Businesses of all types use specialization to create more value for their customers and, in turn, generate more revenue. The more specialized a product or service, the better it is relative to the competition, and the more a customer is willing to pay.
This is no different for accounting firms. If you want to scale effectively and efficiently, it pays off to fine-tune your vision with a specific idea of who you’ll service and how you’ll do it. Here’s why.
The Benefits of a Vertical Niche
Finding a niche serves your firm in multiple ways. From lead generation to the work you provide, everything improves when you take the time to niche down.
Let’s start with lead generation. More often, businesses are looking for accountants who can provide services beyond your usual deliverables. They want advisors and experts who can help them learn about and understand their operations and financial reporting on a deeper level.
When you find a vertical to service, potential leads see that expertise which gives you an upper hand on your competition.
Then there’s your services. Working within a vertical means scalable processes that apply across all your clients. Rather than customizing your approach based on the industry of your client, you have a template of a process that is easily repeatable.
With universally applicable processes, your team becomes extremely efficient at executing their workflow. More efficiency means more clients that you can easily onboard and start providing stellar work off the bat.
Identifying the Niche for You
Picking a vertical doesn’t need to be a complicated process.
For starters, review the clients you already have and have worked with in the past. Is there any common trend or industry shared between them? That gives you a head start on developing your specialization.
If you’re more of a generalist, start thinking about the types of questions you find most interesting to work with. For example, if you enjoy growth strategies and a touch of unpredictability, then consider specializing in startup accounting.
Another way to approach choosing a niche is by looking at your local industry. Finding what’s prevalent in your surrounding area gives you an opportunity to tap into local businesses for prospecting and networking, which improves lead generation down the line.

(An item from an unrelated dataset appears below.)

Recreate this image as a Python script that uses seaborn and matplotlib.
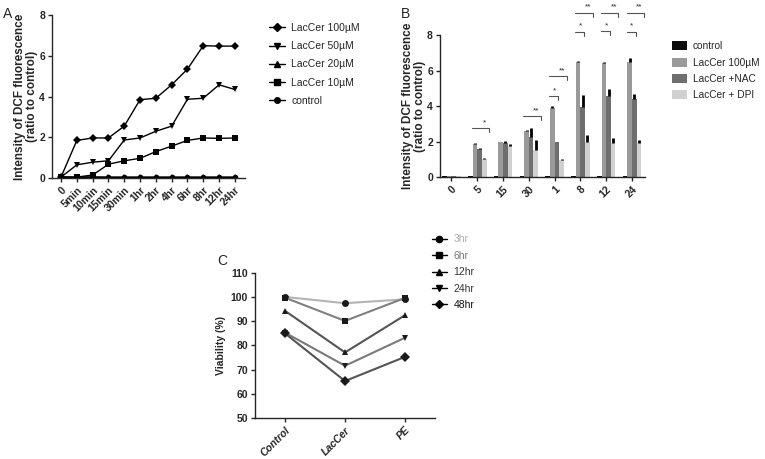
import numpy as np
import pandas as pd
import seaborn as sns
import matplotlib.pyplot as plt
from matplotlib.lines import Line2D
from matplotlib.patches import Patch

# ---- panel A: DCF fluorescence time course
times_a = ['0', '5min', '10min', '15min', '30min', '1hr', '2hr', '4hr', '6hr', '8hr', '12hr', '24hr']
lac100 = [0.05, 1.85, 1.97, 1.97, 2.55, 3.85, 3.92, 4.58, 5.35, 6.5, 6.48, 6.48]
lac50 = [0.05, 0.65, 0.78, 0.85, 1.87, 1.97, 2.3, 2.55, 3.87, 3.92, 4.58, 4.35]
lac20 = [0.05, 0.05, 0.06, 0.05, 0.05, 0.05, 0.05, 0.05, 0.05, 0.05, 0.05, 0.05]
lac10 = [0.05, 0.05, 0.15, 0.68, 0.85, 0.97, 1.3, 1.57, 1.85, 1.97, 1.95, 1.97]
ctrl_a = [0.05, 0.05, 0.05, 0.05, 0.05, 0.05, 0.05, 0.05, 0.05, 0.05, 0.05, 0.05]
series_a = ['LacCer 100µM', 'LacCer 50µM', 'LacCer 20µM', 'LacCer 10µM', 'control']

# ---- panel B: bars with inhibitors
times_b = ['0', '5', '15', '30', '1', '8', '12', '24']
bar_groups = ['control', 'LacCer 100µM', 'LacCer +NAC', 'LacCer + DPI']
b_ctrl = [0.08, 0.08, 0.08, 0.08, 0.08, 0.08, 0.08, 0.08]
b_lac = [0.06, 1.88, 1.97, 2.6, 3.9, 6.52, 6.46, 6.5]
b_nac = [0.06, 1.57, 1.93, 2.25, 1.97, 3.94, 4.56, 4.39]
b_dpi = [0.06, 1.05, 1.75, 1.52, 0.96, 1.99, 1.93, 1.9]
e_ctrl = [0, 0, 0, 0, 0, 0, 0, 0]
e_lac = [0, 0.06, 0.04, 0.08, 0.1, 0.04, 0.04, 0.2]
e_nac = [0, 0.05, 0.1, 0.5, 0.04, 0.68, 0.44, 0.28]
e_dpi = [0, 0.04, 0.1, 0.56, 0.04, 0.38, 0.27, 0.18]

# significance brackets: group index, compared bar, height, label
sig_group = [1, 3, 4, 4, 5, 5, 6, 6, 7, 7]
sig_to = ['dpi', 'dpi', 'dpi', 'nac', 'dpi', 'nac', 'dpi', 'nac', 'dpi', 'nac']
sig_y = [2.76, 3.44, 5.69, 4.56, 9.26, 8.19, 9.26, 8.22, 9.26, 8.2]
sig_txt = ['*', '**', '**', '*', '**', '*', '**', '*', '**', '*']

# ---- panel C: viability
treat_c = ['Control', 'LacCer', 'PE']
v3 = [100, 97.4, 99]
v6 = [99.7, 90.1, 99.6]
v12 = [94.3, 77.1, 92.5]
v24 = [85.3, 71.6, 83.2]
v48 = [85, 65.3, 75.3]
series_c = ['3hr', '6hr', '12hr', '24hr', '48hr']

sns.set_style('ticks')
plt.rcParams['font.family'] = ['Liberation Sans', 'DejaVu Sans']
plt.rcParams['axes.linewidth'] = 1.0

fig = plt.figure(figsize=(7.65, 4.59), dpi=100)

# ---------------- A
dfa = pd.DataFrame({'time': times_a * 5,
                    'value': lac100 + lac50 + lac20 + lac10 + ctrl_a,
                    'series': np.repeat(series_a, len(times_a))})
axA = fig.add_axes([0.068, 0.612, 0.252, 0.355])
mk_a = ['D', 'v', '^', 's', 'o']
sns.lineplot(data=dfa, x='time', y='value', hue='series', style='series',
             markers=mk_a, dashes=False, palette=['black'] * 5, ax=axA,
             legend=False, linewidth=1.0, markersize=4, markeredgewidth=0)
axA.set_xlim(-0.57, 11.63)
axA.set_ylim(0, 8)
axA.set_yticks([0, 2, 4, 6, 8])
axA.set_xlabel('')
axA.set_ylabel('Intensity of DCF fluorescence\n(ratio to control)', fontsize=8.5,
               fontweight='bold', labelpad=1, linespacing=1.0)
axA.tick_params(labelsize=7.5, length=3, width=1, pad=2)
plt.setp(axA.get_xticklabels(), rotation=45, ha='right', rotation_mode='anchor', fontweight='bold')
plt.setp(axA.get_yticklabels(), fontweight='bold')
sns.despine(ax=axA)
hA = [Line2D([], [], color='black', marker=m, markersize=4, lw=1) for m in mk_a]
fig.legend(hA, series_a, loc='upper left', bbox_to_anchor=(0.34, 0.97), frameon=False,
           fontsize=7.5, handlelength=1.5, handletextpad=0.6, labelspacing=0.78)
fig.text(0.004, 0.985, 'A', fontsize=10, va='top')

# ---------------- B
dfb = pd.DataFrame({'time': times_b * 4,
                    'value': b_ctrl + b_lac + b_nac + b_dpi,
                    'group': np.repeat(bar_groups, len(times_b))})
errs = [e_ctrl, e_lac, e_nac, e_dpi]
axB = fig.add_axes([0.575, 0.614, 0.268, 0.309])
sns.barplot(data=dfb, x='time', y='value', hue='group', ax=axB, width=0.72,
            palette=['#0a0a0a', '#9a9a9a', '#6e6e6e', '#d0d0d0'], legend=False,
            errorbar=None, saturation=1, linewidth=0, edgecolor='none')
for cont, err in zip(axB.containers, errs):
    xs = [p.get_x() + p.get_width() / 2 for p in cont]
    hs = [p.get_height() for p in cont]
    axB.errorbar(xs, hs, yerr=[np.zeros(len(err)), err], fmt='none', ecolor='black',
                 elinewidth=2, capsize=0)
bw = axB.containers[1][0].get_width()
off = {'lac': -0.5 * bw, 'nac': 0.5 * bw, 'dpi': 1.5 * bw}
for g, to, y, t in zip(sig_group, sig_to, sig_y, sig_txt):
    x0 = g + off['lac'] - 0.12
    x1 = g + off[to] + (0.2 if to == 'dpi' else 0.05)
    axB.plot([x0, x1, x1], [y, y, y - 0.22], color='#555555', lw=0.8, clip_on=False)
    axB.text(x1 - 0.12 * (x1 - x0) - 0.1, y + 0.12, t, fontsize=6, ha='center', va='bottom')
axB.set_xlim(-0.45, 7.5)
axB.set_ylim(0, 8)
axB.set_yticks([0, 2, 4, 6, 8])
axB.set_xlabel('')
axB.set_ylabel('Intensity of DCF fluorescence\n(ratio to control)', fontsize=8.5,
               fontweight='bold', labelpad=1, linespacing=1.0)
axB.tick_params(labelsize=7.5, length=3, width=1, pad=2)
plt.setp(axB.get_xticklabels(), rotation=45, ha='right', rotation_mode='anchor', fontweight='bold')
plt.setp(axB.get_yticklabels(), fontweight='bold')
sns.despine(ax=axB)
hB = [Patch(facecolor=c, edgecolor='none') for c in ['#0a0a0a', '#9a9a9a', '#6e6e6e', '#d0d0d0']]
fig.legend(hB, bar_groups, loc='upper left', bbox_to_anchor=(0.866, 0.93), frameon=False,
           fontsize=7.3, handlelength=1.5, handleheight=1.0, handletextpad=0.6, labelspacing=0.62)
fig.text(0.524, 0.985, 'B', fontsize=10, va='top')

# ---------------- C
dfc = pd.DataFrame({'treat': treat_c * 5,
                    'viab': v3 + v6 + v12 + v24 + v48,
                    'time': np.repeat(series_c, len(treat_c))})
axC = fig.add_axes([0.333, 0.089, 0.236, 0.317])
mk_c = ['o', 's', '^', 'v', 'D']
line_c = ['#b4b4b4', '#808080', '#555555', '#7a7a7a', '#555555']
sns.lineplot(data=dfc, x='treat', y='viab', hue='time', style='time', markers=mk_c,
             dashes=False, palette=line_c, ax=axC, legend=False, linewidth=1.5,
             markersize=5, markeredgewidth=0)
for ln in axC.lines:
    ln.set_markerfacecolor('#1a1a1a')
    ln.set_markeredgecolor('#1a1a1a')
axC.set_xlim(-0.5, 2.5)
axC.set_ylim(50, 110)
axC.set_yticks(range(50, 111, 10))
axC.set_xlabel('')
axC.set_ylabel('Viability (%)', fontsize=7.5, fontweight='bold', labelpad=3)
axC.tick_params(labelsize=7.5, length=3, width=1, pad=2)
plt.setp(axC.get_xticklabels(), rotation=45, ha='right', rotation_mode='anchor',
         fontweight='bold', fontstyle='italic')
plt.setp(axC.get_yticklabels(), fontweight='bold')
sns.despine(ax=axC)
hC = [Line2D([], [], color='black', marker=m, markersize=4.5, lw=1) for m in mk_c]
legC = fig.legend(hC, series_c, loc='upper left', bbox_to_anchor=(0.552, 0.51), frameon=False,
                  fontsize=7.5, handlelength=1.5, handletextpad=0.6, labelspacing=0.62)
for txt, c in zip(legC.get_texts(), ['#aaaaaa', '#777777', '#333333', '#333333', '#111111']):
    txt.set_color(c)
fig.text(0.284, 0.447, 'C', fontsize=10, va='top')

fig.savefig('out.png', dpi=100)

For accountants and firms early on in their journey, consider trying your hand with a few different client types before committing. While finding a vertical to service will benefit every aspect of how your firm operates, choosing a vertical that isn’t a good fit does way more harm than good.

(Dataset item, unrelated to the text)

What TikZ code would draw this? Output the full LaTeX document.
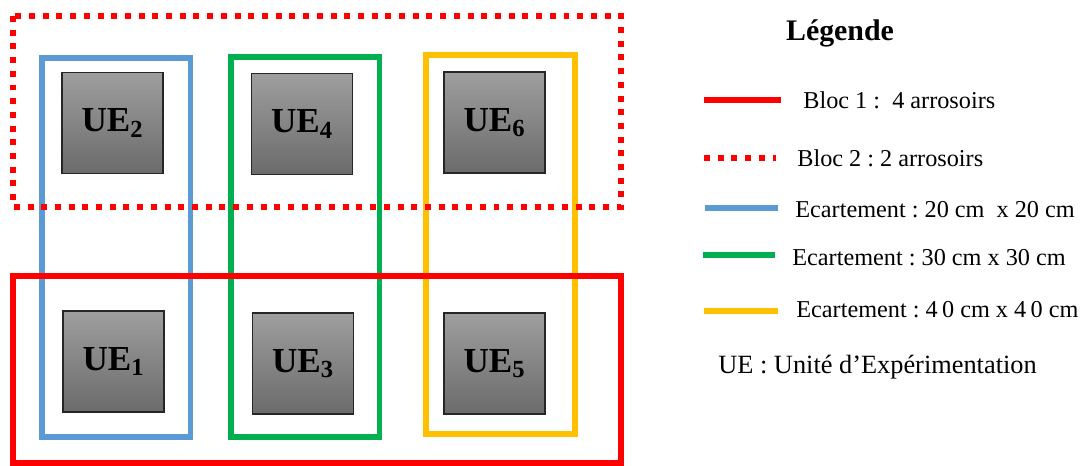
\documentclass[tikz,border=0pt]{standalone}
\usepackage{fontspec}
\setmainfont{Liberation Serif}
\usetikzlibrary{positioning}
\definecolor{rouge}{HTML}{FF0000}
\definecolor{bleu}{HTML}{5B9BD5}
\definecolor{vert}{HTML}{00B050}
\definecolor{jaune}{HTML}{FFC000}
\frenchspacing

\begin{document}
\begin{tikzpicture}[
		x=0.02cm,
		y=-0.02cm,
		ue/.style={draw=black!85,line width=0.8pt,top color=black!38,bottom color=black!58,
			minimum size=2.02cm,inner sep=0pt,font=\fontsize{20}{24}\selectfont\bfseries},
		bloc/.style={draw=rouge,line width=3.4pt},
		bloc dots/.style={bloc,dash pattern=on 3.4pt off 4.4pt},
		ecart/.style={line width=3.4pt},
		leg/.style={anchor=west,inner sep=0pt,font=\fontsize{13.8}{17}\selectfont}]

	\useasboundingbox (0,0) rectangle (1083,466);

	% unites d'experimentation
	\node[ue] (ue2) at (112.5,123) {\raisebox{-3pt}{UE\textsubscript{2}}};
	\node[ue] (ue4) at (302,124) {\raisebox{-3pt}{UE\textsubscript{4}}};
	\node[ue] (ue6) at (494.5,122.5) {\raisebox{-3pt}{UE\textsubscript{6}}};
	\node[ue] (ue1) at (113.5,361.5) {\raisebox{-3pt}{UE\textsubscript{1}}};
	\node[ue] (ue3) at (303,363.5) {\raisebox{-3pt}{UE\textsubscript{3}}};
	\node[ue] (ue5) at (494.5,363.5) {\raisebox{-3pt}{UE\textsubscript{5}}};

	% ecartements
	\draw[ecart,bleu] (42,58) rectangle (190.5,437);
	\draw[ecart,vert] (231,57) rectangle (379.5,437);
	\draw[ecart,jaune] (426,55) rectangle (575,434);

	% blocs
	\draw[bloc dots] (13,16) rectangle (621,207);
	\draw[bloc] (13,276) rectangle (621,463);

	% legende
	\node[font=\fontsize{17}{20}\selectfont\bfseries] (titre) at (840,33) {Légende};

	\draw[bloc] (704,100) -- (781,100);
	\node[leg] (l1) at (803,100) {Bloc 1 :\ \ 4 arrosoirs};
	\draw[bloc dots] (704,158) -- (776,158);
	\node[leg] (l2) at (797,158) {Bloc 2 : 2 arrosoirs};
	\draw[ecart,bleu] (705,208) -- (778,208);
	\node[leg] (l3) at (795,210) {Ecartement : 20 cm\ \ x 20 cm};
	\draw[ecart,vert] (703,255) -- (775,255);
	\node[leg] (l4) at (792,258) {Ecartement : 30 cm x 30 cm};
	\draw[ecart,jaune] (704,311) -- (778,311);
	\node[leg] (l5) at (796,310) {Ecartement : 4\hspace{0.18em}0 cm x 4\hspace{0.18em}0 cm};
	\node[leg,font=\fontsize{15}{18}\selectfont] (l6) at (718,367) {UE : Unité d’Expérimentation};
\end{tikzpicture}
\end{document}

An Example of Using Your Niche Expertise
You just brought on a new client: a startup in its early stages of operation. The business started with next to nothing and has had to bring on investment and take on debt to get everything up and running.

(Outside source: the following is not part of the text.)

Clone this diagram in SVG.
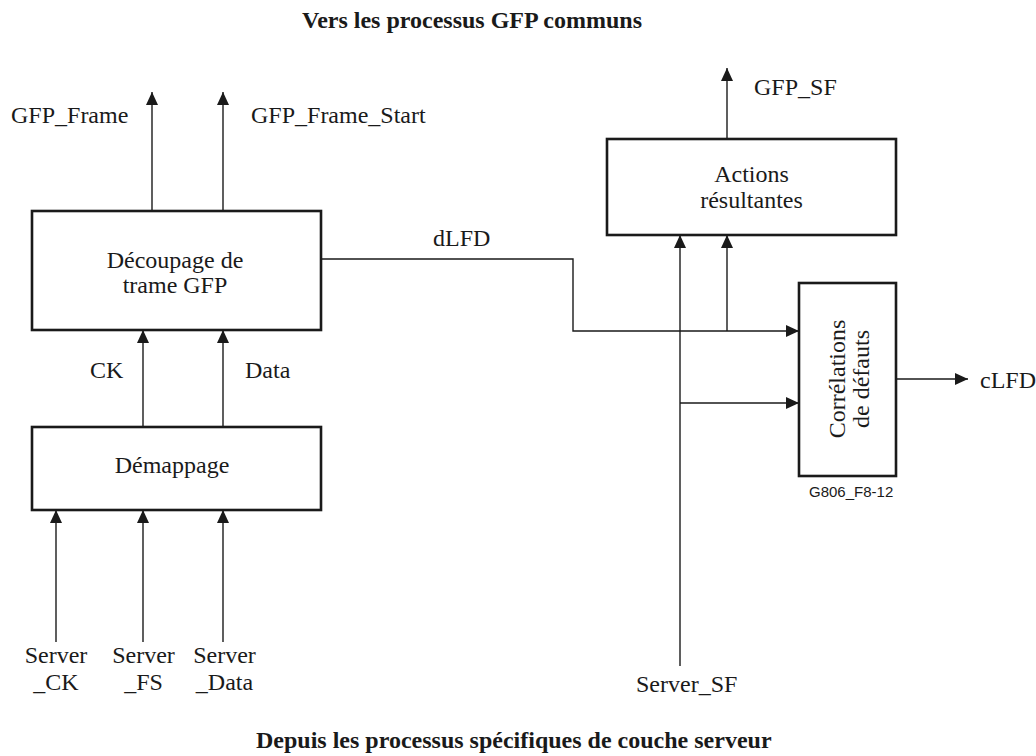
<svg xmlns="http://www.w3.org/2000/svg" width="1036" height="756" viewBox="0 0 1036 756">
<style>
text{font-family:"Liberation Serif","Times New Roman",serif;font-size:24px;fill:#1a1a1a}
.t{font-weight:bold}
.c{text-anchor:middle}
.s{font-family:"Liberation Sans",Arial,sans-serif;font-size:15px}
.box{fill:#fff;stroke:#1a1a1a;stroke-width:2.6}
.ln{fill:none;stroke:#1a1a1a;stroke-width:1.4}
.ar{marker-end:url(#arr)}
</style>
<defs>
<marker id="arr" viewBox="0 0 13 12" refX="13" refY="6" markerWidth="13" markerHeight="12" markerUnits="userSpaceOnUse" orient="auto">
<path d="M0,0 L13,6 L0,12 z" fill="#1a1a1a"/>
</marker>
</defs>
<rect width="1036" height="756" fill="#fff"/>
<text class="t" x="302" y="28">Vers les processus GFP communs</text>
<text class="t" x="256" y="748">Depuis les processus spécifiques de couche serveur</text>
<g id="connectors">
<path class="ln ar" d="M152,211 V92"/>
<path class="ln ar" d="M223,211 V92"/>
<path class="ln ar" d="M143,427 V330"/>
<path class="ln ar" d="M223,427 V330"/>
<path class="ln ar" d="M56,642 V510"/>
<path class="ln ar" d="M143,642 V510"/>
<path class="ln ar" d="M223,642 V510"/>
<path class="ln ar" d="M321,259 H573 V331 H799"/>
<path class="ln ar" d="M680,666 V235"/>
<path class="ln ar" d="M680,403 H799"/>
<path class="ln ar" d="M727,331 V235"/>
<path class="ln ar" d="M727,139 V68"/>
<path class="ln ar" d="M896,379 H968"/>
<text x="11" y="123">GFP_Frame</text>
<text x="251" y="123">GFP_Frame_Start</text>
<text x="754" y="95">GFP_SF</text>
<text x="433" y="246">dLFD</text>
<text x="90" y="378">CK</text>
<text x="245" y="378">Data</text>
<text x="980" y="388">cLFD</text>
<text class="c" x="56" y="663">Server</text>
<text class="c" x="56" y="690">_CK</text>
<text class="c" x="143.5" y="663">Server</text>
<text class="c" x="143.5" y="690">_FS</text>
<text class="c" x="224.5" y="663">Server</text>
<text class="c" x="224.5" y="690">_Data</text>
<text x="636" y="692">Server_SF</text>
</g>
<g id="decoupage">
<rect class="box" x="32" y="211" width="289" height="119"/>
<text class="c" x="175" y="268">Découpage de</text>
<text class="c" x="175" y="293">trame GFP</text>
</g>
<g id="demappage">
<rect class="box" x="32" y="427" width="289" height="83"/>
<text class="c" x="172" y="473">Démappage</text>
</g>
<g id="actions">
<rect class="box" x="607" y="139" width="289" height="96"/>
<text class="c" x="751.5" y="182">Actions</text>
<text class="c" x="751.5" y="208">résultantes</text>
</g>
<g id="correlations">
<rect class="box" x="799" y="283" width="97" height="193"/>
<text class="c" x="845" y="379" transform="rotate(-90 845 379)">Corrélations</text>
<text class="c" x="869" y="379" transform="rotate(-90 869 379)">de défauts</text>
<text class="s" x="809" y="497">G806_F8-12</text>
</g>
</svg>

After receiving their deliverables for the month, they set up an appointment to talk about some of the key metrics and drivers to help them understand where they are, and where they aspire to be. In particular, they want to set goals to know they’re on track to be successful.
How would you start tackling this request?
When you don’t have specific experiences to draw from, this typically means you need to start researching how startups benchmark themselves and what reasonable goals are. Then you start to compare their financial reporting to these expectations to see if everything is in line.
But when you already have experience in this environment, you skip the step of researching and start digging straight into the reporting.
Developing a niche helps you:
- Benchmark your clients against similar businesses
- Understand the implications of financial reporting
- Streamline setup of dashboards and reporting
- Know what to highlight in your regular touchpoints
Refining Your Messaging
As you start to develop a specialization, you want to leverage it for all its worth. That includes how you market and talk about your firm to prospective clients.
Think about it: if your car broke down, would you want to go to a mechanic or a mechanic who specializes in that specific manufacturer? Both would get the job done but one would likely give you better results and more context to how your car operates.
Leverage your position in the industry by mentioning the number of clients in that vertical that you’ve serviced or years of experience working in that space.
Don’t forget that the extra value specialization brings to your firm is a selling point to your clients. A streamlined setup and efficient workflows translate to quicker deliverables and immediate insights for your clients.
A huge point of emphasis in your messaging should be your ability to benchmark against industry averages and trends.
Business owners obsess over the questions of whether their competitors are doing better or worse and what they are doing differently. Providing answers to those thoughts brings much needed peace of mind.